The experience of Big Brother shows that websites can do more than merely replicate what is represented on a particular television programme. They provide a site for audiences to interact (with the show and each other) and can be used to build loyalty to the product/brand. Far from turning people away from television, the survey results suggest that the website actually drives audiences to the show and to the other platforms. It clearly ‘adds value’. It is worth noting that recent studies (in the UK and NZ) looking at young people’s use of media show that many have both TV and computers in their bedrooms, and that they use both media concurrently. Young people will watch TV shows while at the same time have the associated website open (and are probably sending out multiple SMS). Such patterns of usage are not unusual, and are likely to become more commonplace. […]

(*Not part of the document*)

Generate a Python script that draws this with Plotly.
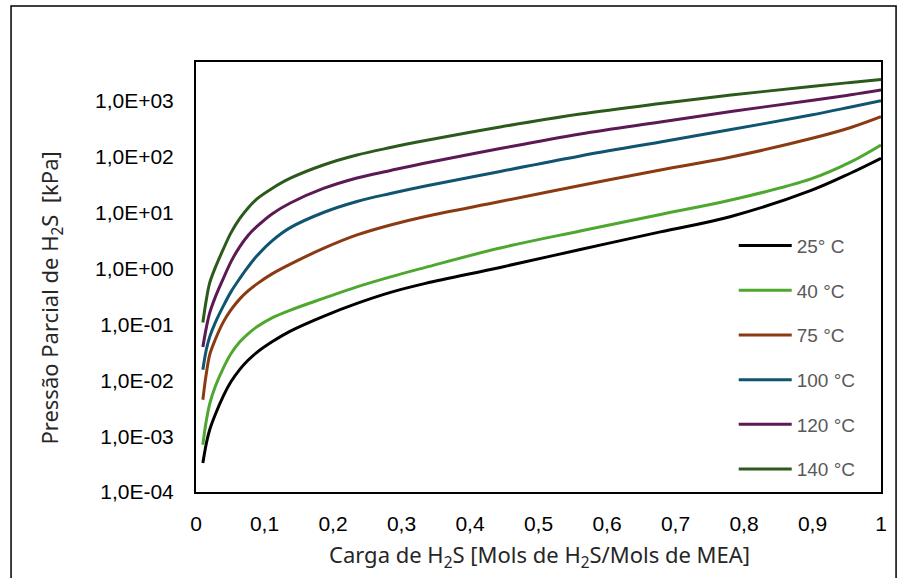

Examining the production of Big Brother in Australia has provided rich data to explore the changing nature of contemporary popular factual entertainment, particularly the development of reality ‘event television’. In particular, greater media convergence, both in terms of technological developments and audience uptake, has meant that there are greater possibilities for the delivery of content. This has been capitalised on by the producers of Big Brother who have made good use of the online environment and telephony to allow audiences greater opportunities for interaction, and qualitative advantages for advertisers and brands.
While Big Brother is an international format, a brand in itself, it is not an unchanging product. Rather as this case study shows, it has been indigenised and developed for and by the specific cultural and social context of Australia. Here we see the intersection of the local and the global and the negotiation of this terrain. There are indications that the relationship between producers and participants, producers and audiences, and between audiences and texts is constantly changing, which is why the format seems to be able to continue to intrigue audiences and scholars alike. For those who work on the show it also provides an opportunity to make a different type of television. Event television is not the norm, and so provides training and opportunities to both experienced practitioners and emerging producers in Australia.
While many critics (across the world) have been quick to dismiss the format, taking Big Brother seriously, as a cultural product and an experiment in multi‐platform delivery, allows a different view of the show. Far from being cheap and dumb, it is in fact expensive, complicated and geared to a sophisticated viewer. As digitalisation provides greater access to more channels, as format trade increases and media convergence becomes the mainstream, it will be formats such as Big Brother that lead the way. Reality TV is not going away, but it will never be the same.